Source material:
● ● ● ● ● ● ●

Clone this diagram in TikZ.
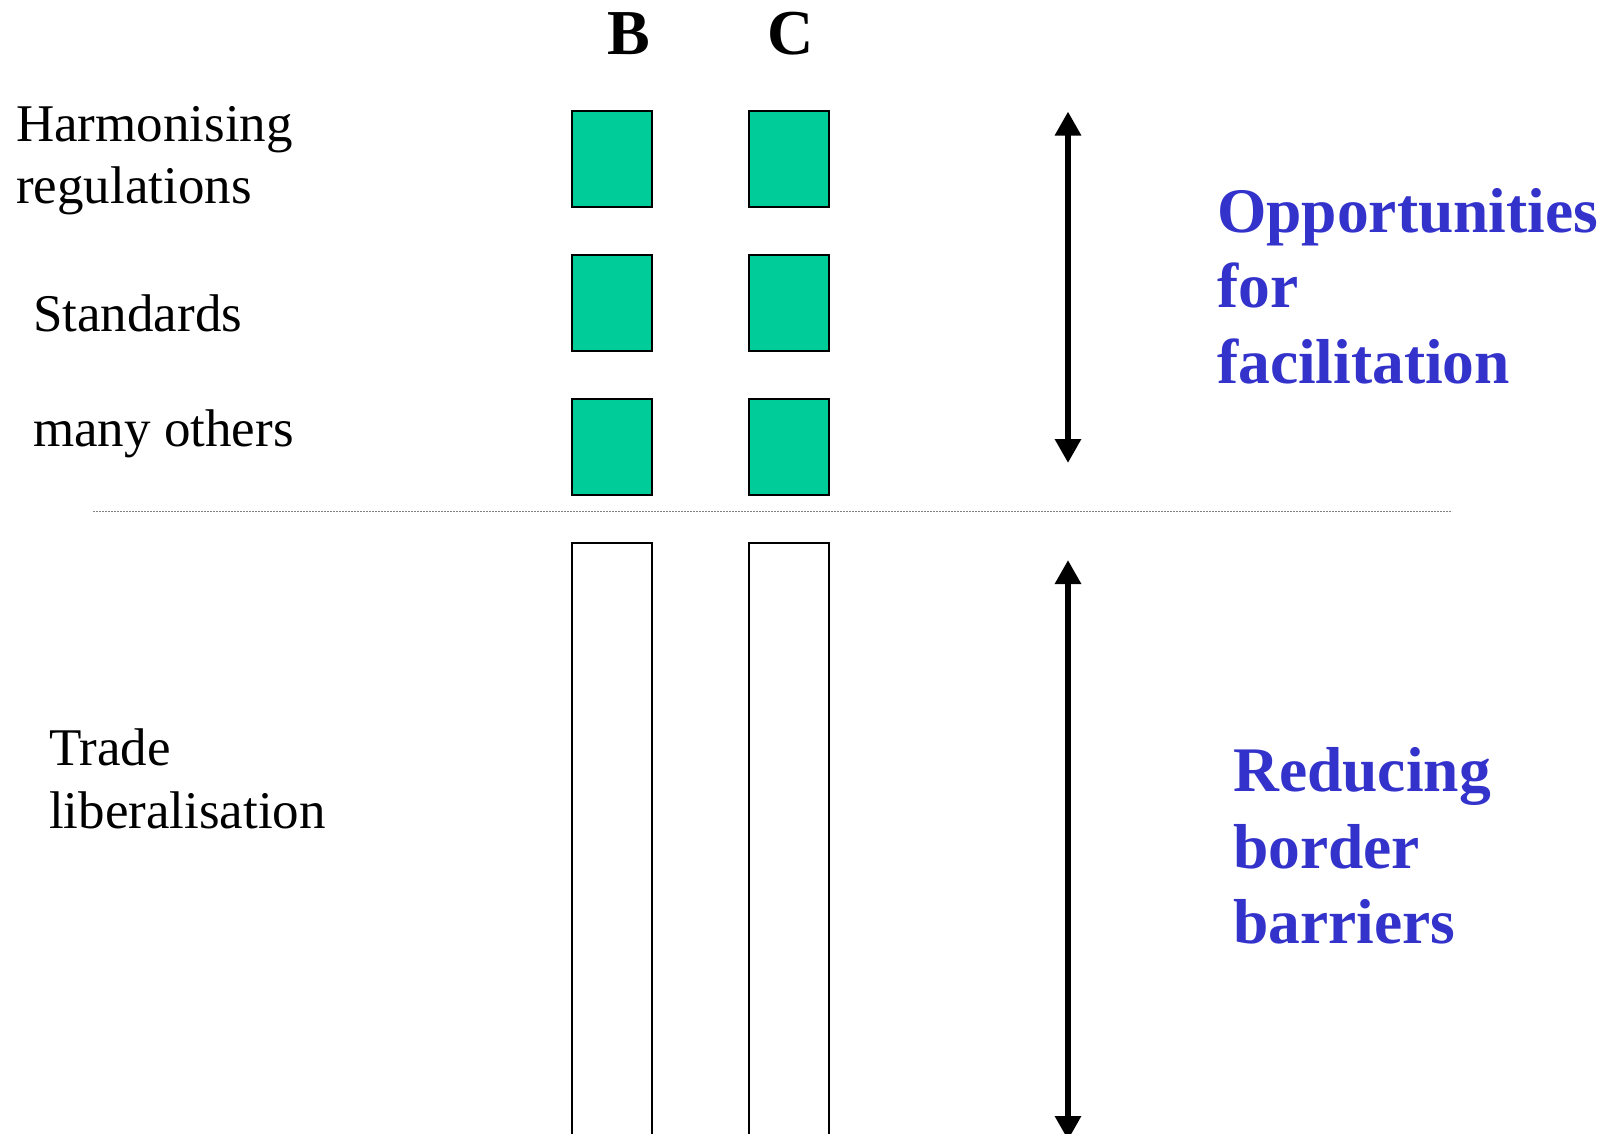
\documentclass[tikz,border=0pt]{standalone}
\usepackage{fontspec}
\setmainfont{Liberation Serif}
\usetikzlibrary{arrows.meta}
\definecolor{boxgreen}{HTML}{00CC99}
\definecolor{textblue}{HTML}{3333CC}
\tikzset{
  greenbox/.style={draw=black, line width=2pt, fill=boxgreen},
  whitebox/.style={draw=black, line width=2pt, fill=white},
  lefttext/.style={anchor=base west, inner sep=0pt, font=\fontsize{53}{64}\selectfont},
  bluetext/.style={anchor=base west, inner sep=0pt, text=textblue, font=\bfseries\fontsize{63.5}{76}\selectfont},
  headtext/.style={anchor=base, inner sep=0pt, font=\bfseries\fontsize{64}{76}\selectfont},
  bigarrow/.style={line width=6.5pt, {Triangle[length=24pt,width=25pt]}-{Triangle[length=24pt,width=25pt]}},
  divider/.style={draw=gray, line width=1pt, dash pattern=on 2pt off 1pt}
}
\begin{document}
\begin{tikzpicture}[x=1pt,y=-1pt]
\useasboundingbox[fill=white] (0,0) rectangle (1614,1133);
% column headings
\node[headtext] (hB) at (629,54) {B};
\node[headtext] (hC) at (791,54) {C};
% green boxes
\node[greenbox, minimum width=80pt, minimum height=96pt, inner sep=0pt] (b1) at (612,159) {};
\node[greenbox, minimum width=80pt, minimum height=96pt, inner sep=0pt] (c1) at (788.5,159) {};
\node[greenbox, minimum width=80pt, minimum height=96pt, inner sep=0pt] (b2) at (612,303) {};
\node[greenbox, minimum width=80pt, minimum height=96pt, inner sep=0pt] (c2) at (788.5,303) {};
\node[greenbox, minimum width=80pt, minimum height=96pt, inner sep=0pt] (b3) at (612,447) {};
\node[greenbox, minimum width=80pt, minimum height=96pt, inner sep=0pt] (c3) at (788.5,447) {};
% white tall boxes
\draw[whitebox] (572,543) rectangle (652,1160);
\draw[whitebox] (748.5,543) rectangle (828.5,1160);
% divider
\coordinate (dl) at (93,511);
\coordinate (dr) at (1452,511);
\draw[divider] (dl) -- (dr);
% arrows
\coordinate (a1t) at (1068,111.5);
\coordinate (a1b) at (1068,463);
\draw[bigarrow] (a1b) -- (a1t);
\coordinate (a2t) at (1068,560);
\coordinate (a2b) at (1068,1140);
\draw[bigarrow] (a2b) -- (a2t);
% left labels
\node[lefttext] (l1) at (16,141) {Harmonising};
\node[lefttext] (l2) at (16,203) {regulations};
\node[lefttext] (l3) at (33,331) {Standards};
\node[lefttext] (l4) at (33,446) {many others};
\node[lefttext] (l5) at (49,765) {Trade};
\node[lefttext] (l6) at (49,828) {liberalisation};
% right labels
\node[bluetext] (r1) at (1217,232) {Opportunities};
\node[bluetext] (r2) at (1217,307) {for};
\node[bluetext] (r3) at (1217,383) {facilitation};
\node[bluetext] (r4) at (1233,791) {Reducing};
\node[bluetext] (r5) at (1233,868) {border};
\node[bluetext] (r6) at (1233,943) {barriers};
\end{tikzpicture}
\end{document}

● ● ● ● ● ● ●

Give every line above again exactly, with no pictures.

Exercise response:
Clone this diagram in TikZ.
\documentclass[tikz,border=0pt]{standalone}
\usepackage{fontspec}
\setmainfont{Liberation Serif}
\usetikzlibrary{arrows.meta}
\definecolor{boxgreen}{HTML}{00CC99}
\definecolor{textblue}{HTML}{3333CC}
\tikzset{
  greenbox/.style={draw=black, line width=2pt, fill=boxgreen},
  whitebox/.style={draw=black, line width=2pt, fill=white},
  lefttext/.style={anchor=base west, inner sep=0pt, font=\fontsize{53}{64}\selectfont},
  bluetext/.style={anchor=base west, inner sep=0pt, text=textblue, font=\bfseries\fontsize{63.5}{76}\selectfont},
  headtext/.style={anchor=base, inner sep=0pt, font=\bfseries\fontsize{64}{76}\selectfont},
  bigarrow/.style={line width=6.5pt, {Triangle[length=24pt,width=25pt]}-{Triangle[length=24pt,width=25pt]}},
  divider/.style={draw=gray, line width=1pt, dash pattern=on 2pt off 1pt}
}
\begin{document}
\begin{tikzpicture}[x=1pt,y=-1pt]
\useasboundingbox[fill=white] (0,0) rectangle (1614,1133);
% column headings
\node[headtext] (hB) at (629,54) {B};
\node[headtext] (hC) at (791,54) {C};
% green boxes
\node[greenbox, minimum width=80pt, minimum height=96pt, inner sep=0pt] (b1) at (612,159) {};
\node[greenbox, minimum width=80pt, minimum height=96pt, inner sep=0pt] (c1) at (788.5,159) {};
\node[greenbox, minimum width=80pt, minimum height=96pt, inner sep=0pt] (b2) at (612,303) {};
\node[greenbox, minimum width=80pt, minimum height=96pt, inner sep=0pt] (c2) at (788.5,303) {};
\node[greenbox, minimum width=80pt, minimum height=96pt, inner sep=0pt] (b3) at (612,447) {};
\node[greenbox, minimum width=80pt, minimum height=96pt, inner sep=0pt] (c3) at (788.5,447) {};
% white tall boxes
\draw[whitebox] (572,543) rectangle (652,1160);
\draw[whitebox] (748.5,543) rectangle (828.5,1160);
% divider
\coordinate (dl) at (93,511);
\coordinate (dr) at (1452,511);
\draw[divider] (dl) -- (dr);
% arrows
\coordinate (a1t) at (1068,111.5);
\coordinate (a1b) at (1068,463);
\draw[bigarrow] (a1b) -- (a1t);
\coordinate (a2t) at (1068,560);
\coordinate (a2b) at (1068,1140);
\draw[bigarrow] (a2b) -- (a2t);
% left labels
\node[lefttext] (l1) at (16,141) {Harmonising};
\node[lefttext] (l2) at (16,203) {regulations};
\node[lefttext] (l3) at (33,331) {Standards};
\node[lefttext] (l4) at (33,446) {many others};
\node[lefttext] (l5) at (49,765) {Trade};
\node[lefttext] (l6) at (49,828) {liberalisation};
% right labels
\node[bluetext] (r1) at (1217,232) {Opportunities};
\node[bluetext] (r2) at (1217,307) {for};
\node[bluetext] (r3) at (1217,383) {facilitation};
\node[bluetext] (r4) at (1233,791) {Reducing};
\node[bluetext] (r5) at (1233,868) {border};
\node[bluetext] (r6) at (1233,943) {barriers};
\end{tikzpicture}
\end{document}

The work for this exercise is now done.